Aim
Filter the data for lines with the word "matplotlib", then copy every line so identified.

Given information
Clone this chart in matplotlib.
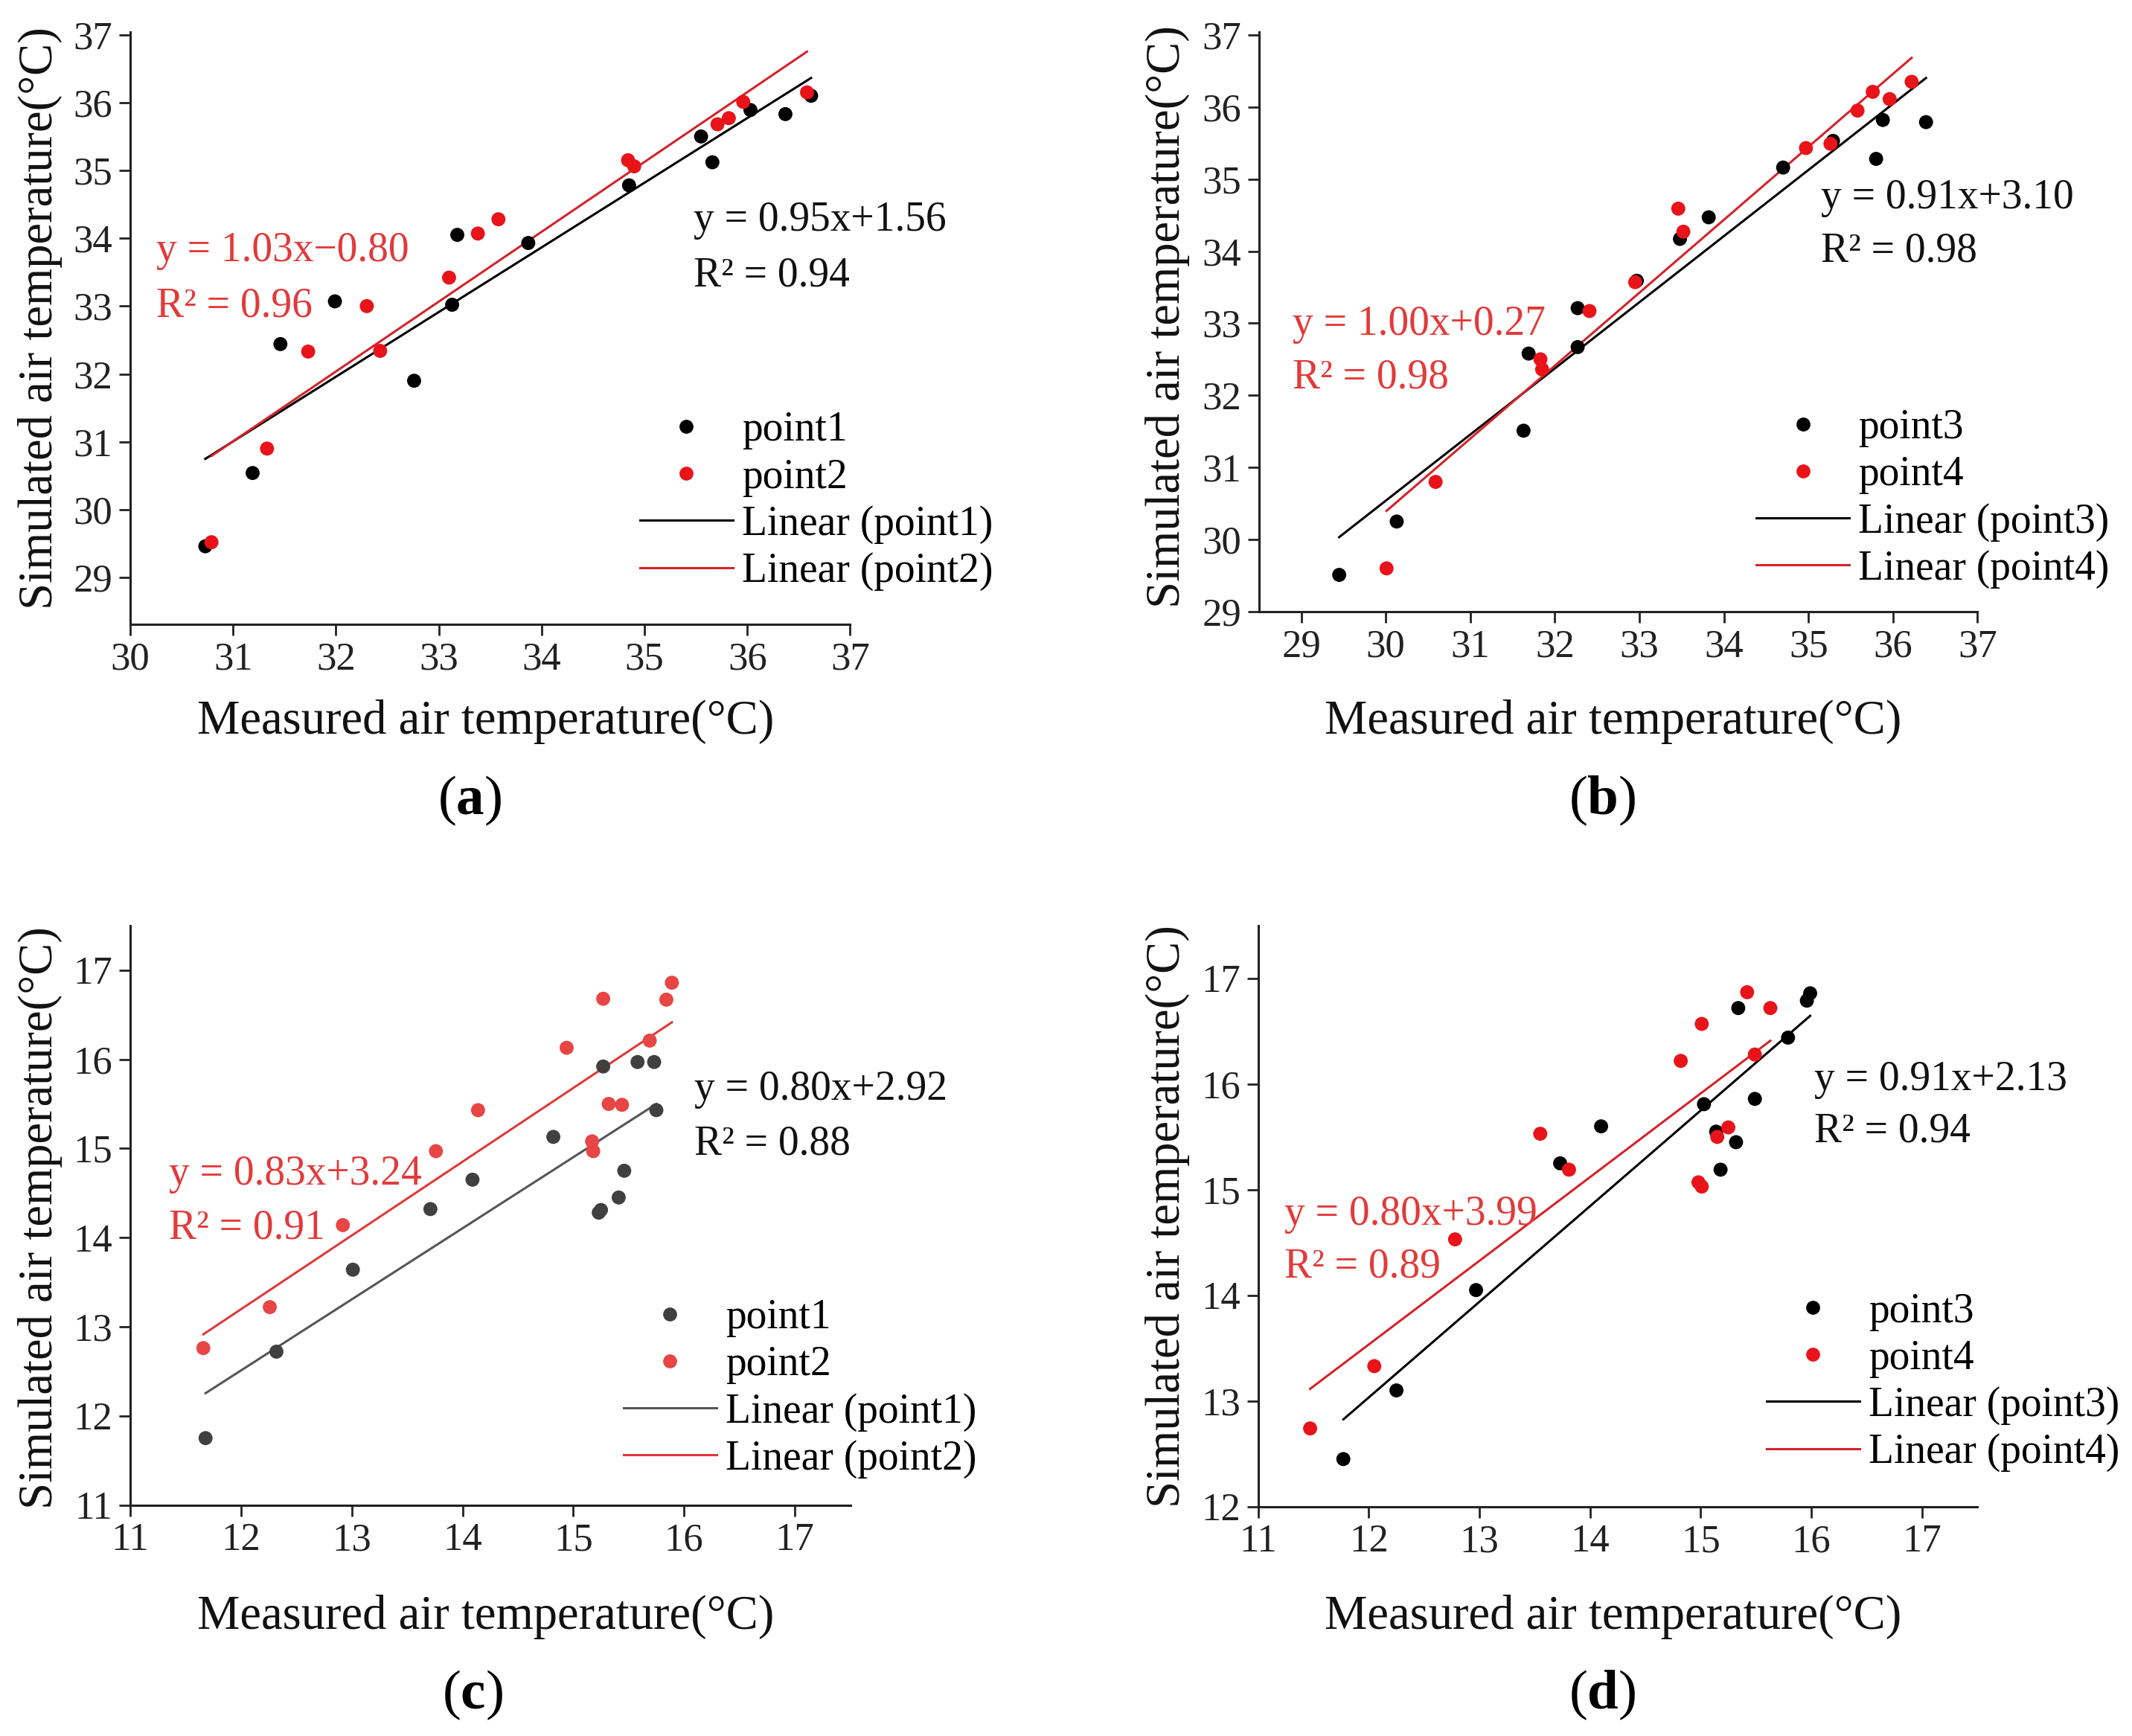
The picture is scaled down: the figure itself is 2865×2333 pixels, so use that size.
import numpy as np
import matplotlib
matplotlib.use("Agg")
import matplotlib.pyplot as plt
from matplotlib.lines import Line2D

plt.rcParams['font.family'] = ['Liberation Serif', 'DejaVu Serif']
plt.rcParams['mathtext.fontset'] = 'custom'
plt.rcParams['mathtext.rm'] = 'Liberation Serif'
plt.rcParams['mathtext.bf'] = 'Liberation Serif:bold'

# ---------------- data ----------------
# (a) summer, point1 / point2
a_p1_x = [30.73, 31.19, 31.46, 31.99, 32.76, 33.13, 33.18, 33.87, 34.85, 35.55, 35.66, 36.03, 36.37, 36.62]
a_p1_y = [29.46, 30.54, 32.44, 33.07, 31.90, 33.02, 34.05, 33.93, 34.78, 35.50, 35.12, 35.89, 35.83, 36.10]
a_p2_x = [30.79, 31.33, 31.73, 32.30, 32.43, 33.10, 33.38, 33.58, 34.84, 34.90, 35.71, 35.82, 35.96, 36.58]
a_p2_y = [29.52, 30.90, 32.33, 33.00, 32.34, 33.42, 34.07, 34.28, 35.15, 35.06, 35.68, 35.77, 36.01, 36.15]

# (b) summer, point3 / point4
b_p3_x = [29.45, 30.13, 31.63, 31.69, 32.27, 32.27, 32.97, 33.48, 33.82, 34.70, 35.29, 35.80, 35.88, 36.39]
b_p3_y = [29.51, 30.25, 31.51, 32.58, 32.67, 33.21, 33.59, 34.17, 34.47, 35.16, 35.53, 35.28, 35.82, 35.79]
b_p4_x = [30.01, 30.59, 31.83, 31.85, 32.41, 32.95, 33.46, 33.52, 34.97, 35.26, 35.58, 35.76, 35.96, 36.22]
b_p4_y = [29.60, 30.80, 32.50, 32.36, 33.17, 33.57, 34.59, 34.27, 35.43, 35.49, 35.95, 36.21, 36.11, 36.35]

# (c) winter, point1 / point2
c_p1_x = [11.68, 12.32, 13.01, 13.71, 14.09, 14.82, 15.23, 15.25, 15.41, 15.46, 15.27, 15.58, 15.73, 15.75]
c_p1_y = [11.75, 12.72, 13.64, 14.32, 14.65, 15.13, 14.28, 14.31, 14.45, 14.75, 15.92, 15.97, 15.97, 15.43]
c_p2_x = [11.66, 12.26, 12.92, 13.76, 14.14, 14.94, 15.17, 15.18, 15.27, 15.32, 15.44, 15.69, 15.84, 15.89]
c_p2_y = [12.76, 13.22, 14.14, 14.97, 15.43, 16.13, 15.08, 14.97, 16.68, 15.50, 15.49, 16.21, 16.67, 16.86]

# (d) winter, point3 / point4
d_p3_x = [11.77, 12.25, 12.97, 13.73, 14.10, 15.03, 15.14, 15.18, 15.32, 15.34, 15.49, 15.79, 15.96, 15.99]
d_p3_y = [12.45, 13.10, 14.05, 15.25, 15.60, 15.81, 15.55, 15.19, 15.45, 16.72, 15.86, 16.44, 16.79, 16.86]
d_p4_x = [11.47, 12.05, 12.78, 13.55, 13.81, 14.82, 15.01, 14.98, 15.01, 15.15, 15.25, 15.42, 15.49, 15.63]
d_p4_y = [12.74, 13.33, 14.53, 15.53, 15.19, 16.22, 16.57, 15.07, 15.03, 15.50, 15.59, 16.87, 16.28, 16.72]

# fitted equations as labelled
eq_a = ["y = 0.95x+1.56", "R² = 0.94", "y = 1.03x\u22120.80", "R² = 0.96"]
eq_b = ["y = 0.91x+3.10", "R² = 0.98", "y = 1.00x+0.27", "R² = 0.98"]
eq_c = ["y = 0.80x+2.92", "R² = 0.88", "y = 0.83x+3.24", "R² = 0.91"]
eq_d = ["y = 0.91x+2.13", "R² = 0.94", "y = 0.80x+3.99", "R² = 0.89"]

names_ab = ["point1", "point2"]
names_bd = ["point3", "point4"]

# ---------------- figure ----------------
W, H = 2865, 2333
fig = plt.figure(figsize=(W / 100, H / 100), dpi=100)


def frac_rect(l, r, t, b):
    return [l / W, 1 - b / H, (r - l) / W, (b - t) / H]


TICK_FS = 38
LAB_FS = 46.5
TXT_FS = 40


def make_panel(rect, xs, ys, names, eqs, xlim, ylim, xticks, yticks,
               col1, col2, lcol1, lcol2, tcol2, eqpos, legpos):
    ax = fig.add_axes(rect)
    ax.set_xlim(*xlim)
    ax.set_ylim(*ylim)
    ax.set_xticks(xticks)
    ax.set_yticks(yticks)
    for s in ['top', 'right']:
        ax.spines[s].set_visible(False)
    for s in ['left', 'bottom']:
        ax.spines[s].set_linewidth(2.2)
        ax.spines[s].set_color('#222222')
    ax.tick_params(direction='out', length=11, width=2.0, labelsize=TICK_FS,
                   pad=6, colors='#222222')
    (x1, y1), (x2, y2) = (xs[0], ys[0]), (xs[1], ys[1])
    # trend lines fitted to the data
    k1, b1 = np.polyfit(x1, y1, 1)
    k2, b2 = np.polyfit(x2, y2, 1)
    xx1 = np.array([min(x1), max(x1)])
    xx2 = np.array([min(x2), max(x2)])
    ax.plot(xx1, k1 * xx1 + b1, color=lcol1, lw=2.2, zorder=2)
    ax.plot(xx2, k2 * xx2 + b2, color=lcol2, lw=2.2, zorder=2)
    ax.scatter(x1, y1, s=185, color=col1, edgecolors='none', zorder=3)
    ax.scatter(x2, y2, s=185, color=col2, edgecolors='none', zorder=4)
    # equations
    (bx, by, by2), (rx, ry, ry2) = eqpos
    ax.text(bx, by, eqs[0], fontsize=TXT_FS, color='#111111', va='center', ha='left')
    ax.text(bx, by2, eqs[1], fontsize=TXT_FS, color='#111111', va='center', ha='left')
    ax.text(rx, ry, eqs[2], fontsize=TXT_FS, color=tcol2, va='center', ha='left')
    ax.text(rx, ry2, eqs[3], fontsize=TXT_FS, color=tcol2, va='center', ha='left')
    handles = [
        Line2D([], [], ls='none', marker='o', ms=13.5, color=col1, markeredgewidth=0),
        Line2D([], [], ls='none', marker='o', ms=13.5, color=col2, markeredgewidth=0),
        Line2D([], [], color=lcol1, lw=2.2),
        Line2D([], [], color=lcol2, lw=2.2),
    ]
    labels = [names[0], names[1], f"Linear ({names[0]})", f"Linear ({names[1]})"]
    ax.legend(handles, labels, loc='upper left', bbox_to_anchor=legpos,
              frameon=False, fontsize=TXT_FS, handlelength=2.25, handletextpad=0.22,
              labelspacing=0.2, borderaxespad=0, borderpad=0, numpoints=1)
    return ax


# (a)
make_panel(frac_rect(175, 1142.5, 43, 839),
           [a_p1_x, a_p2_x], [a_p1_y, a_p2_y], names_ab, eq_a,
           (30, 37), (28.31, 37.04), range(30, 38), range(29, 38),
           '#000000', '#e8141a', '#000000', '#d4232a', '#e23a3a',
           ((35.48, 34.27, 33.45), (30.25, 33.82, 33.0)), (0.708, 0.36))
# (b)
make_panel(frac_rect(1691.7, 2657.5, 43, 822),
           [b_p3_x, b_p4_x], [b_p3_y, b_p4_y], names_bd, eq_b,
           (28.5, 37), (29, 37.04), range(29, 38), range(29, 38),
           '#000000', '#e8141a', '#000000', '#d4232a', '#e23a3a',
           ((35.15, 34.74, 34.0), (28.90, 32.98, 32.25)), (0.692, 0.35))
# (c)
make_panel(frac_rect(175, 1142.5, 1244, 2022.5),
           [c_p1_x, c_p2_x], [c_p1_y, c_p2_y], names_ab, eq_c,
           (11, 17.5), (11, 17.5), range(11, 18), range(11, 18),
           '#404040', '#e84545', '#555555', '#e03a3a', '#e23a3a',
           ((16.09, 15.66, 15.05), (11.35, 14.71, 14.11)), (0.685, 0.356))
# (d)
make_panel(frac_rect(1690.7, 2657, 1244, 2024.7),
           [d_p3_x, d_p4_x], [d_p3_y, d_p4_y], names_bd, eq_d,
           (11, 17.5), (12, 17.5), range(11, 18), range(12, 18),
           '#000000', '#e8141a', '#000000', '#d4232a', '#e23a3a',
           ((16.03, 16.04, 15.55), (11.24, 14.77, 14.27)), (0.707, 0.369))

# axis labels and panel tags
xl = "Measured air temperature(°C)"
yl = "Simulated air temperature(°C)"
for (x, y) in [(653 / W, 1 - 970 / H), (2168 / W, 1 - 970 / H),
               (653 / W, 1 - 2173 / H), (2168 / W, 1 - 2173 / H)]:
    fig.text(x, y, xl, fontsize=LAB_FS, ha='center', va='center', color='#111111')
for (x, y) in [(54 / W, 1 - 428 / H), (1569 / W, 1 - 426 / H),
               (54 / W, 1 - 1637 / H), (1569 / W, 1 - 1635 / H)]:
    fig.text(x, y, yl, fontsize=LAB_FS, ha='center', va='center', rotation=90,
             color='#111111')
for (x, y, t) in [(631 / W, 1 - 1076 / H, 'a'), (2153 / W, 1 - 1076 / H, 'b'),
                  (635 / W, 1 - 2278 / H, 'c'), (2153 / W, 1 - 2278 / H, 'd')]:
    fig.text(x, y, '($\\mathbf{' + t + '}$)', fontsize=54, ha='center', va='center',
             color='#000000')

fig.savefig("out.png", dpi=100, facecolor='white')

Correct output
Clone this chart in matplotlib.
import matplotlib
matplotlib.use("Agg")
import matplotlib.pyplot as plt
from matplotlib.lines import Line2D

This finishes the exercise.